- _Given task_
Your answer should be a single number: how many lines in the data below hold the string "with".

- _Dataset rows_
(begin)

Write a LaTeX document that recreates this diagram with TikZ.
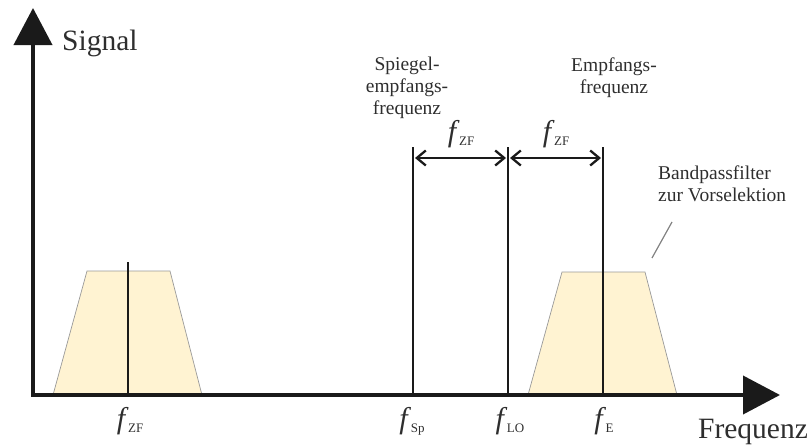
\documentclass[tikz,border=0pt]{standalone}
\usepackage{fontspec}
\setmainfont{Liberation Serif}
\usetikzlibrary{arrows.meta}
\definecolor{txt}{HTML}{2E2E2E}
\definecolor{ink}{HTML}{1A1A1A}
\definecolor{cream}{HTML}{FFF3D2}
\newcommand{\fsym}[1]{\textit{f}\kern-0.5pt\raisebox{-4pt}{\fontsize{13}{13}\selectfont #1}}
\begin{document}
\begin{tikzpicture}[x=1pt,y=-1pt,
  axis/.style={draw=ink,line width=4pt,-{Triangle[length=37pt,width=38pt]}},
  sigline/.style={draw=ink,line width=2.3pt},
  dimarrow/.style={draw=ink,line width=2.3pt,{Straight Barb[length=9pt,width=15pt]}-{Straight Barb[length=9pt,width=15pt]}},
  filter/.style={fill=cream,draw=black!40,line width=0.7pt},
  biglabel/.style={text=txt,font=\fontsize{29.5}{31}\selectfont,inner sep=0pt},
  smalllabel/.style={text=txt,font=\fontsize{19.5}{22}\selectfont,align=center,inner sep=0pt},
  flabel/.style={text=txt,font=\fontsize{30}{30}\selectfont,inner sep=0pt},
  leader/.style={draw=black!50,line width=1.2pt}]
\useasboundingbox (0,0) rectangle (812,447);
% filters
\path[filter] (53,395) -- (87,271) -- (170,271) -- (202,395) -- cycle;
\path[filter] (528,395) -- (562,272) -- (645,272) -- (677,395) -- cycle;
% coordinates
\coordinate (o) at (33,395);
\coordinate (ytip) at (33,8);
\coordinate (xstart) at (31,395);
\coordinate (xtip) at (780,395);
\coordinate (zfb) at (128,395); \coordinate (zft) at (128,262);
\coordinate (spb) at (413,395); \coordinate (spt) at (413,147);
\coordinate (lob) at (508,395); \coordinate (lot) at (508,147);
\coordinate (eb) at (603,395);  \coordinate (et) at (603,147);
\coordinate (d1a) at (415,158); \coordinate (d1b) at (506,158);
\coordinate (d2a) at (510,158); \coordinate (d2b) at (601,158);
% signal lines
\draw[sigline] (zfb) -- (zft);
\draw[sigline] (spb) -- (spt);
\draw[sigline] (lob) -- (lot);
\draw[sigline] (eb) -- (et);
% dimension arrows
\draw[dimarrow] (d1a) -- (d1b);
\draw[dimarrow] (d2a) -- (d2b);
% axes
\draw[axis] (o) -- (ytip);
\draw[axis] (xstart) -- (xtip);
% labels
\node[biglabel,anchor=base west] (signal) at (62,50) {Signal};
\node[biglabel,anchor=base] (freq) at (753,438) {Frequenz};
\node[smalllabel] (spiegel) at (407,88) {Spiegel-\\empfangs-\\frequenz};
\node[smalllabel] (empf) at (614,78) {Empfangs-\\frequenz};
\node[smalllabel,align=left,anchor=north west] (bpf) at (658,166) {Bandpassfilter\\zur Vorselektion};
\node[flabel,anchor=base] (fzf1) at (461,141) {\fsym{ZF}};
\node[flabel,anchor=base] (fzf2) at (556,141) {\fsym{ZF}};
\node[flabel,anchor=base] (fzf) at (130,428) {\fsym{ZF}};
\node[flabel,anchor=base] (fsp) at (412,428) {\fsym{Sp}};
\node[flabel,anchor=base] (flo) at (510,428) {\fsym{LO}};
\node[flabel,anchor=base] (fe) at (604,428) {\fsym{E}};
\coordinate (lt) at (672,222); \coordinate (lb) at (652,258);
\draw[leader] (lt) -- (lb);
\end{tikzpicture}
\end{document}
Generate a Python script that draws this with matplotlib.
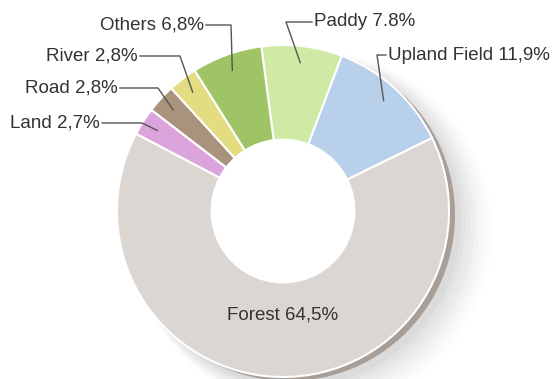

(end)

- _The response_
2